Among those called to the colours in England in 1914, she is one of the specially distinguished who have followed the battle flags to within sight of the trenches, within sound of the guns. And, somehow, one will inadvertently think of these as some sort of super-woman. Before this there have been those who did what they could for their men under arms. There was one woman who risked her life heroically for British soldiers. And Florence Nightingale’s statue has been set along with those of great men in a London public square. In this war many women are risking their lives. They are receiving all the crosses of iron and silver and gold. And to the lady of the decoration who wears this war jewelry, it is a souvenir of sights such as women’s eyes have seldom or never looked on before since the world began.
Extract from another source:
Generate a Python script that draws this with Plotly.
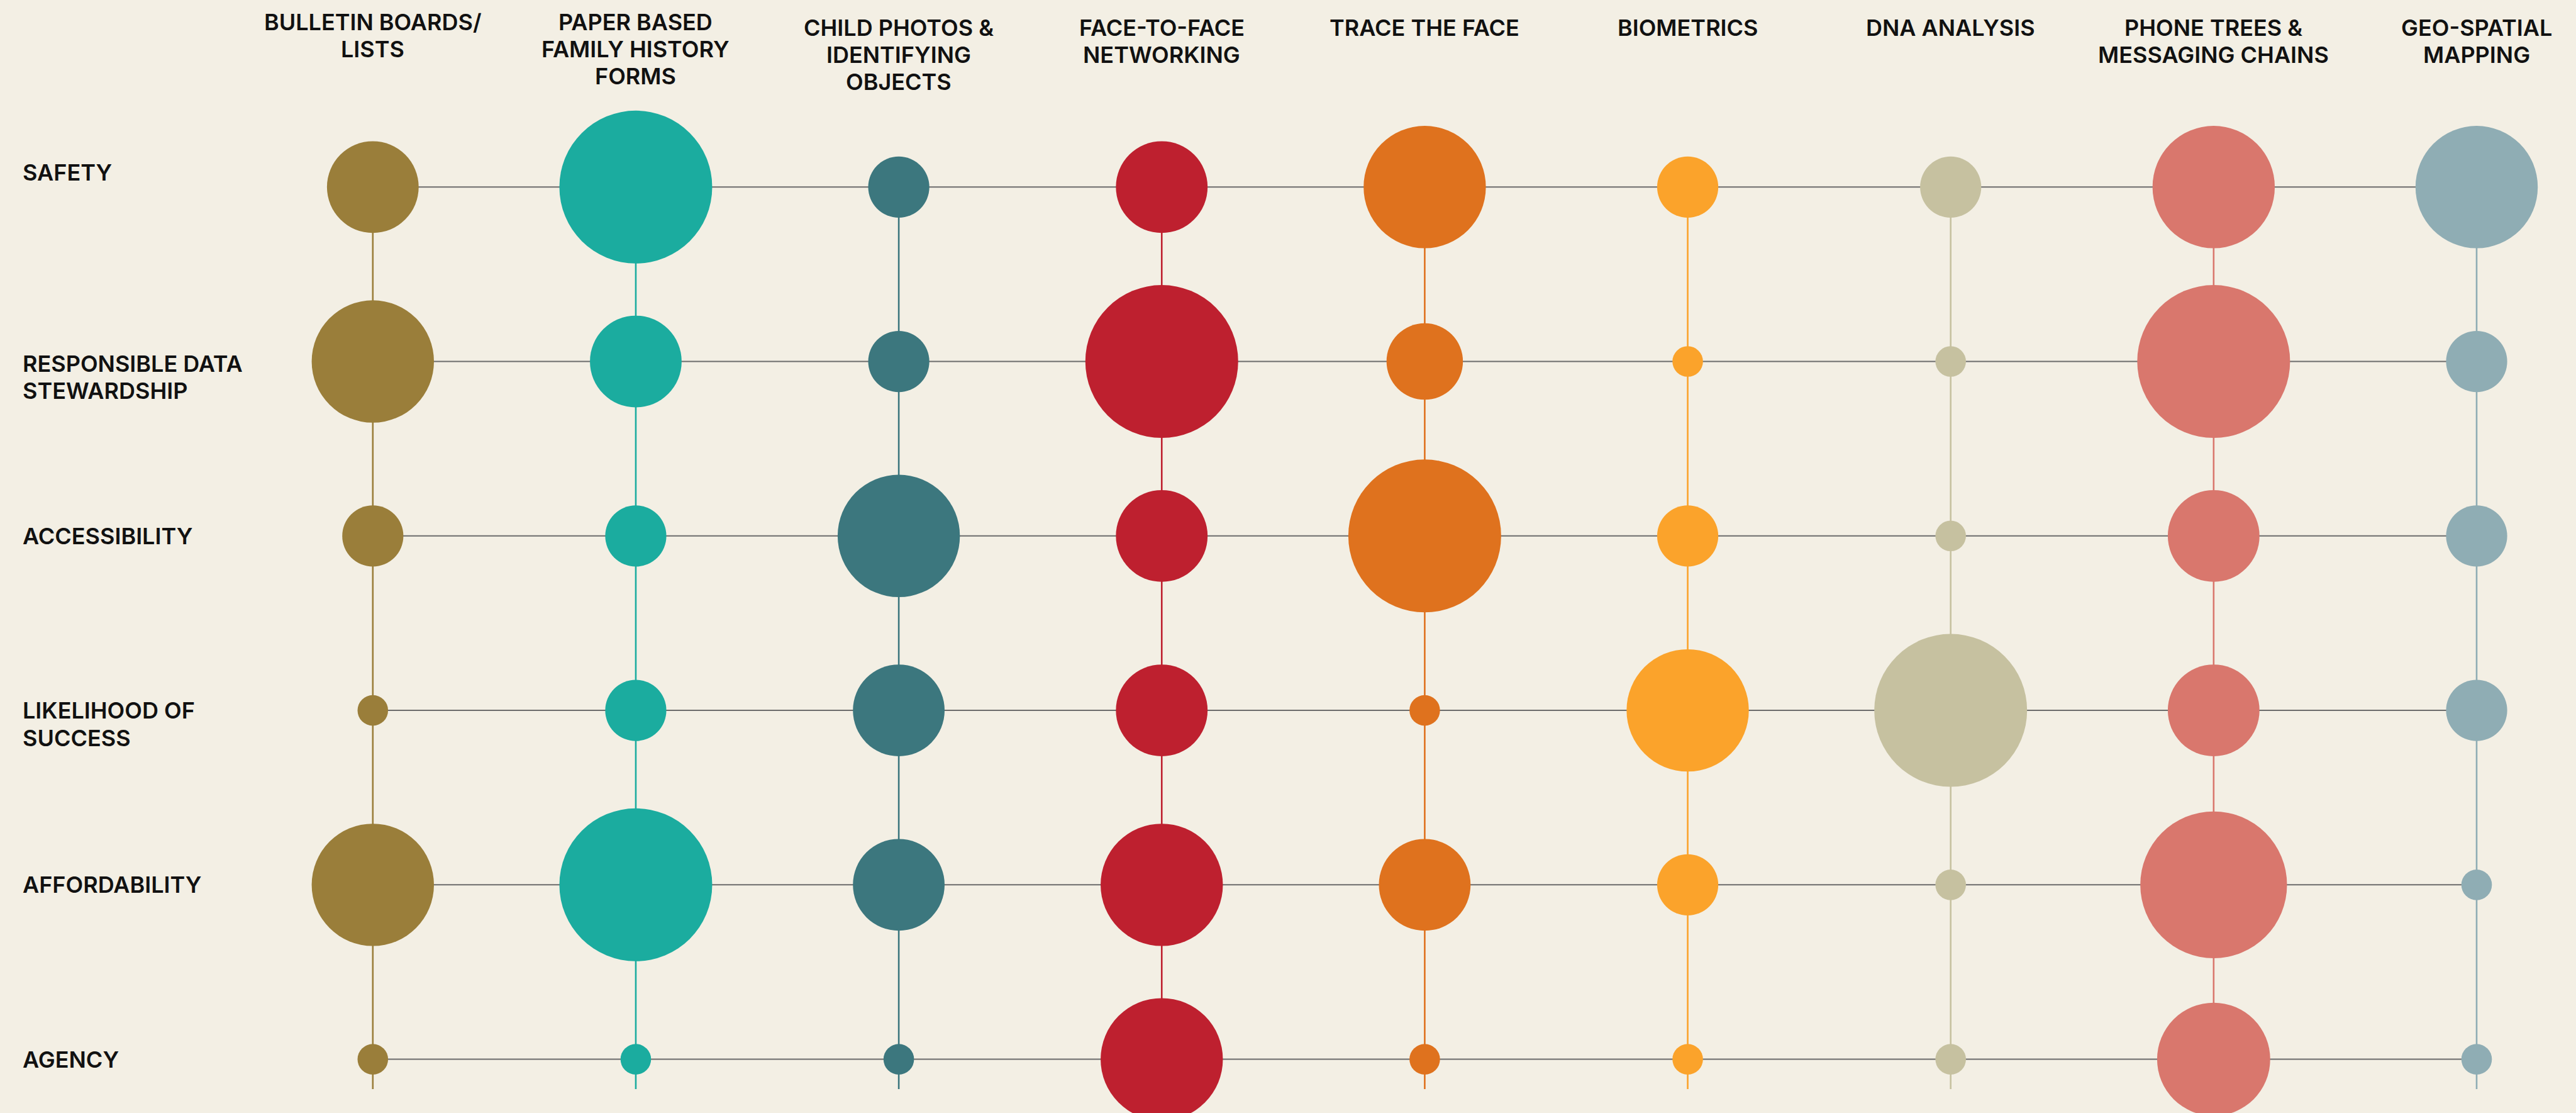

I have said that Eleanor Warrender seemed to me just like other women. And she is at first; other war heroines are. Until you catch the expression in their eyes, which affords you suddenly, swiftly, the fleeting glimpse of the soul of a woman who knows. There is that about all real experience that does not fail to leave its mark. You may get it in the quality of the voice, in a chance gesture that is merely the sweep of the hand, or in the subtle emanation of the personality that we call atmosphere. But wherever else it may register, there are unveiled moments when you may read it in the eyes of these women who know—that they have seen such agony and suffering and horror as have only been approximated before in imaginative writing. The ancient pagans mentioned in their books that have come down to us, a place they called Hades, where everything conceivable that was frightful and awful should happen. The Christians called it Hell.
But nobody had been there. And there were those in very modern days who said in their superior wisdom that it could not be, that it did not exist. Now how are we all confounded! For it is here and now. The Lady with the Decoration has seen it. Look, I say, in her eyes.
For that is where you will find out. She does not talk of what she has been through.